The film is set in England in 2027, at a time when the women of the world can no longer conceive. Clive Owen, the male lead, plays Theo who finds himself on the side of refugees seeking to smuggle the world’s only pregnant woman to some utopian idyll where the child can be raised to bring hope to the world. Parallels to the nativity story abound, particularly towards the end.

The most incredible sequence for me, and the most moving, was set in the middle of a militant uprising in a refugee camp. British army personnel, accompanied by tanks, surround a hi-rise housing development where the rebels have made a last stand in the middle of non-combatants, including mother, baby and Theo, who are trying to escape the crossfire. Unsurprisingly the baby cries.

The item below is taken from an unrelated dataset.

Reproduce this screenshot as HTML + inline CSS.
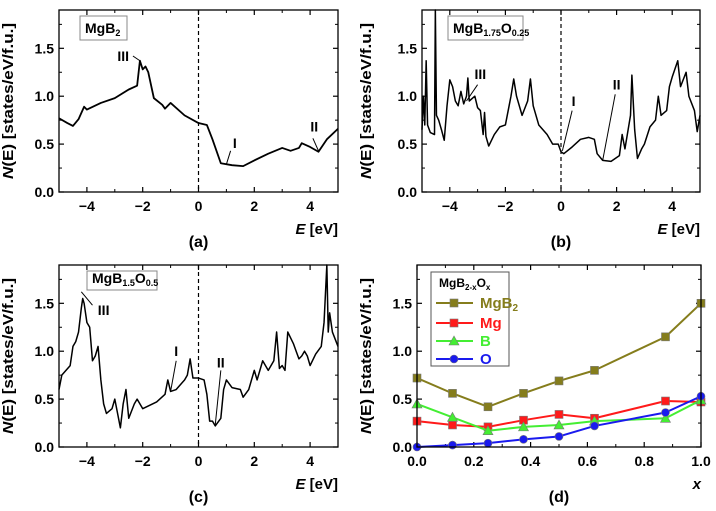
<!DOCTYPE html>
<html><head><meta charset="utf-8"><style>
body{margin:0;background:#fff}
svg{display:block;font-family:"Liberation Sans",Arial,sans-serif;font-weight:bold}
</style></head><body>
<svg id="fig" width="716" height="511" viewBox="0 0 716 511" xmlns="http://www.w3.org/2000/svg"></svg>
<script>
// Panel (a) MgB2
const aE=[-5,-4.7,-4.5,-4.3,-4.1,-4.0,-3.5,-3,-2.5,-2.2,-2.1,-2.0,-1.9,-1.8,-1.6,-1.3,-1.2,-1.0,-0.5,0,0.3,0.5,0.8,1.2,1.6,2,2.5,3.0,3.3,3.6,3.7,4.0,4.3,4.6,5];
const aN=[0.77,0.72,0.69,0.76,0.89,0.86,0.93,0.98,1.07,1.11,1.37,1.28,1.31,1.25,0.98,0.91,0.87,0.93,0.80,0.72,0.70,0.55,0.30,0.28,0.27,0.33,0.40,0.46,0.43,0.46,0.51,0.47,0.42,0.55,0.66];
// Panel (b) MgB1.75O0.25
const bE=[-5,-4.95,-4.9,-4.85,-4.8,-4.7,-4.55,-4.52,-4.48,-4.4,-4.3,-4.2,-4.1,-4.0,-3.9,-3.8,-3.7,-3.6,-3.5,-3.4,-3.35,-3.3,-3.1,-3.0,-2.9,-2.8,-2.75,-2.7,-2.6,-2.4,-2.2,-2.0,-1.8,-1.7,-1.6,-1.4,-1.2,-1.1,-1.0,-0.8,-0.5,-0.3,-0.1,0.0,0.1,0.4,0.7,1.0,1.2,1.3,1.5,1.8,2.1,2.2,2.3,2.5,2.55,2.65,2.75,2.9,3.0,3.2,3.4,3.5,3.6,3.8,3.9,4.0,4.2,4.3,4.5,4.6,4.8,4.9,5];
const bN=[0.65,1.0,0.7,1.37,0.7,0.62,0.6,1.9,0.8,0.75,0.65,0.54,0.9,1.17,1.1,0.95,0.9,1.05,0.92,1.0,1.19,0.95,1.0,0.88,0.85,0.6,0.83,0.58,0.48,0.6,0.68,0.7,1.0,1.18,1.0,0.8,0.95,1.18,0.9,0.7,0.6,0.5,0.5,0.42,0.4,0.47,0.55,0.57,0.55,0.4,0.33,0.32,0.38,0.6,0.45,0.8,1.22,0.65,0.35,0.45,0.5,0.68,0.75,1.0,0.8,0.85,1.1,1.2,1.37,1.1,1.25,1.0,0.85,0.63,0.8];
// Panel (c) MgB1.5O0.5
const cE=[-5,-4.9,-4.6,-4.5,-4.4,-4.3,-4.2,-4.15,-4.1,-4.0,-3.9,-3.8,-3.7,-3.6,-3.5,-3.4,-3.3,-3.1,-3.0,-2.9,-2.8,-2.7,-2.6,-2.5,-2.3,-2.2,-2.0,-1.5,-1.2,-1.1,-1.0,-0.8,-0.5,-0.4,-0.3,-0.2,0,0.2,0.3,0.4,0.5,0.6,0.8,0.9,1.0,1.2,1.5,1.6,1.8,2.0,2.1,2.2,2.3,2.5,2.7,2.8,2.9,3.0,3.1,3.2,3.4,3.5,3.6,3.7,3.8,3.9,4.0,4.2,4.4,4.5,4.55,4.6,4.65,4.7,4.8,5.0];
const cN=[0.6,0.75,0.85,1.05,1.1,1.2,1.45,1.55,1.5,1.3,1.25,0.9,0.95,1.05,0.7,0.45,0.35,0.4,0.5,0.35,0.2,0.45,0.6,0.3,0.45,0.5,0.4,0.47,0.55,0.7,0.58,0.6,0.7,0.75,0.92,0.72,0.72,0.7,0.55,0.27,0.27,0.22,0.3,0.6,0.7,0.62,0.6,0.52,0.6,0.8,0.7,0.8,0.9,0.8,0.9,1.2,0.82,0.85,0.8,1.2,1.08,1.0,0.92,0.95,1.0,0.95,0.85,0.97,1.05,1.3,1.6,1.9,1.2,1.4,1.2,1.05];
// Panel (d)
const dX=[0,0.125,0.25,0.375,0.5,0.625,0.875,1.0];
const dMgB2=[0.72,0.56,0.42,0.56,0.69,0.80,1.15,1.50];
const dMg=[0.27,0.23,0.21,0.28,0.34,0.30,0.48,0.47];
const dB=[0.45,0.31,0.17,0.21,0.23,0.27,0.30,0.49];
const dO=[0.0,0.02,0.04,0.08,0.11,0.22,0.36,0.53];
const eTicks=[-4,-2,0,2,4];
const xTicks=[0,0.2,0.4,0.6,0.8,1.0];
const yTicks=[0,0.5,1.0,1.5];

const svg=document.getElementById('fig');
const NS='http://www.w3.org/2000/svg';
function mk(tag,attrs,parent,text){const e=document.createElementNS(NS,tag);for(const k in attrs)e.setAttribute(k,attrs[k]);if(text!==undefined)e.textContent=text;(parent||svg).appendChild(e);return e;}

function panel(o){
  const g=mk('g',{});
  
  
  const sx=v=>o.L+(v-o.x0)/(o.x1-o.x0)*(o.R-o.L);
  const sy=v=>o.B-v/1.9*(o.B-o.T);
  o.sx=sx;o.sy=sy;
  o.xt.forEach((t,i)=>{
    const X=sx(t);
    mk('line',{x1:X,x2:X,y1:o.B,y2:o.B-5,stroke:'#000','stroke-width':1.2},g);
    mk('line',{x1:X,x2:X,y1:o.T,y2:o.T+5,stroke:'#000','stroke-width':1.2},g);
    const lab=mk('text',{x:X,y:o.B+19,'font-size':14,'text-anchor':'middle'},g,o.fmt(t));
    
    
    if(i<o.xt.length-1){const m=sx(t+o.step/2);
      mk('line',{x1:m,x2:m,y1:o.B,y2:o.B-3,stroke:'#000','stroke-width':1},g);
      mk('line',{x1:m,x2:m,y1:o.T,y2:o.T+3,stroke:'#000','stroke-width':1},g);}
  });
  yTicks.forEach(t=>{
    const Y=sy(t);
    mk('line',{x1:o.L,x2:o.L+5,y1:Y,y2:Y,stroke:'#000','stroke-width':1.2},g);
    mk('line',{x1:o.R,x2:o.R-5,y1:Y,y2:Y,stroke:'#000','stroke-width':1.2},g);
    const Ym=sy(t+0.25);
    mk('line',{x1:o.L,x2:o.L+3,y1:Ym,y2:Ym,stroke:'#000','stroke-width':1},g);
    mk('line',{x1:o.R,x2:o.R-3,y1:Ym,y2:Ym,stroke:'#000','stroke-width':1},g);
    const lab=mk('text',{x:o.L-5,y:Y+5,'font-size':14,'text-anchor':'end'},g,t.toFixed(1));
    
    
  });
  const yt=mk('text',{x:0,y:0,'font-size':15,'text-anchor':'middle',textLength:156,lengthAdjust:'spacingAndGlyphs',transform:`translate(${o.L-o.yoff},${(o.T+o.B)/2}) rotate(-90)`},g);
  
  
  yt.innerHTML='<tspan font-style="italic">N</tspan>(E) [states/eV/f.u.]';
  const xt=mk('text',{x:o.R,y:o.B+42,'font-size':15,'text-anchor':'end'},g);
  
  
  xt.innerHTML=o.xlabel;
  const pl=mk('text',{x:(o.L+o.R)/2,y:o.B+55,'font-size':16,'text-anchor':'middle'},g,o.plabel);
  
  
  if(o.dash){const X=sx(0);const d=mk('line',{x1:X,x2:X,y1:o.T,y2:o.B,stroke:'#000','stroke-width':1.2,'stroke-dasharray':'4,3'},g);
    }
  o.g=g;
  return o;
}
function frame(o){const r=mk('rect',{x:o.L,y:o.T,width:o.R-o.L,height:o.B-o.T,fill:'none',stroke:'#000','stroke-width':1.3},o.g);
  }
function curve(o,xs,ys,color,w,name){
  const p=mk('polyline',{points:xs.map((x,i)=>o.sx(x)+','+o.sy(ys[i])).join(' '),fill:'none',stroke:color,'stroke-width':w,'stroke-linejoin':'round'},o.g);
  return p;}
function ann(o,txt,tx,ty,lx1,ly1,lx2,ly2){
  const t=mk('text',{x:o.sx(tx),y:o.sy(ty),'font-size':14,'text-anchor':'middle'},o.g,txt);
  
  mk('line',{x1:o.sx(lx1),y1:o.sy(ly1),x2:o.sx(lx2),y2:o.sy(ly2),stroke:'#000','stroke-width':1},o.g);}
function box(o,x,y,w,h,html){
  const r=mk('rect',{x:x,y:y,width:w,height:h,fill:'#fff',stroke:'#888','stroke-width':1},o.g);
  
  const t=mk('text',{x:x+5,y:y+h-7,'font-size':14},o.g);
  
  t.innerHTML=html;}
const fE=t=>String(t).replace('-','\u2212');
const fX=t=>t.toFixed(1);
const eLab='<tspan font-style="italic">E</tspan> [eV]';

const pa=panel({name:'panel-a',L:59,R:338,T:10,B:192,x0:-5,x1:5,xt:eTicks,step:2,fmt:fE,xlabel:eLab,plabel:'(a)',dash:true,yoff:46});
curve(pa,aE,aN,'#000',1.8,'dos-curve-mgb2');
ann(pa,'III',-2.7,1.37,-2.35,1.42,-2.1,1.37);
ann(pa,'I',1.3,0.46,1.15,0.43,1.0,0.29);
ann(pa,'II',4.15,0.63,4.1,0.56,4.3,0.43);
box(pa,80,16,47,24,'MgB<tspan font-size="9" dy="3">2</tspan>');
frame(pa);

const pb=panel({name:'panel-b',L:422,R:700,T:10,B:192,x0:-5,x1:5,xt:eTicks,step:2,fmt:fE,xlabel:eLab,plabel:'(b)',dash:true,yoff:51});
curve(pb,bE,bN,'#000',1.5,'dos-curve-mgb175o025');
ann(pb,'III',-2.9,1.18,-3.0,1.12,-3.4,0.95);
ann(pb,'I',0.45,0.9,0.4,0.85,0.05,0.43);
ann(pb,'II',2.0,1.07,1.95,1.02,1.5,0.33);
box(pb,448,16,75,24,'MgB<tspan font-size="9" dy="3">1.75</tspan><tspan dy="-3">O</tspan><tspan font-size="9" dy="3">0.25</tspan>');
frame(pb);

const pc=panel({name:'panel-c',L:59,R:338,T:265,B:447,x0:-5,x1:5,xt:eTicks,step:2,fmt:fE,xlabel:eLab,plabel:'(c)',dash:true,yoff:46});
curve(pc,cE,cN,'#000',1.5,'dos-curve-mgb15o05');
ann(pc,'III',-3.4,1.38,-3.8,1.48,-4.2,1.62);
ann(pc,'I',-0.8,0.95,-0.8,0.9,-1.0,0.58);
ann(pc,'II',0.8,0.83,0.8,0.8,0.6,0.23);
box(pc,87,271,70,19,'MgB<tspan font-size="9" dy="3">1.5</tspan><tspan dy="-3">O</tspan><tspan font-size="9" dy="3">0.5</tspan>');
frame(pc);

const pd=panel({name:'panel-d',L:417,R:701,T:265,B:447,x0:0,x1:1,xt:xTicks,step:0.2,fmt:fX,xlabel:'<tspan font-style="italic">x</tspan>',plabel:'(d)',dash:false,yoff:46});
const series=[['mgb2',dMgB2,'#857d1c','sq'],['mg',dMg,'#ff1a1a','sq'],['b',dB,'#44ee33','tri'],['o',dO,'#1a1aee','ci']];
function marker(g,x,y,c,shape,name){
  let m;
  if(shape==='sq')m=mk('rect',{x:x-4,y:y-4,width:8,height:8,fill:c,stroke:'#777','stroke-width':0.6},g);
  else if(shape==='tri')m=mk('polygon',{points:`${x},${y-5} ${x-5},${y+4} ${x+5},${y+4}`,fill:c,stroke:'#777','stroke-width':0.6},g);
  else m=mk('circle',{cx:x,cy:y,r:4,fill:c,stroke:'#777','stroke-width':0.6},g);
  }
series.forEach(([n,ys,c,sh])=>{
  curve(pd,dX,ys,c,2,'line-'+n);
  dX.forEach((x,i)=>marker(pd.g,pd.sx(x),pd.sy(ys[i]),c,sh,'point-'+n));
});
frame(pd);
const lg=mk('g',{});


mk('rect',{x:431,y:272,width:78,height:94,fill:'#fff',stroke:'#555','stroke-width':1},lg);
const lt=mk('text',{x:439,y:287,'font-size':12},lg);

lt.innerHTML='MgB<tspan font-size="8" dy="3">2-x</tspan><tspan dy="-3">O</tspan><tspan font-size="8" dy="3">x</tspan>';
const lab=[['mgb2','MgB','#857d1c','sq',303],['mg','Mg','#ff1a1a','sq',323],['b','B','#44ee33','tri',341],['o','O','#1a1aee','ci',359]];
lab.forEach(([n,t,c,sh,y])=>{
  const e=mk('g',{},lg);
  
  
  mk('line',{x1:436,x2:473,y1:y,y2:y,stroke:c,'stroke-width':2},e);
  marker(e,454,y,c,sh,'legend-marker');
  const tx=mk('text',{x:480,y:y+5,'font-size':15,fill:c},e);
  tx.innerHTML=n==='mgb2'?'MgB<tspan font-size="10" dy="3">2</tspan>':t;
});
</script>
</body></html>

This draws civilians out of the corners to gaze on the baby, the rebels cease their firing, and as the ‘Holy Family’ make their way down the stairs even the soldiers stop the battle. Then mother and child leave the building through the uniformed ranks and the armoured vehicles. Some soldiers cross themselves and kneel, some reach tentatively to towards the baby as if to touch her.

Just for a moment, the war stops at the cry of an infant.

It called to mind for me the words of Psalm 8

"from the lips of children and infants you have ordained praise
because of your enemies,
to silence the foe and the avenger"

From → Film

One Comment
  1. Mitch permalink

    Glenn, I had a similar response, but you pointed out a number of things that I hadn’t thought about. The power of incarnation over violence? The vulnerability of incarnation to violence? Wow. I’ll definitely put this on my list of films for theological analysis in my theology class.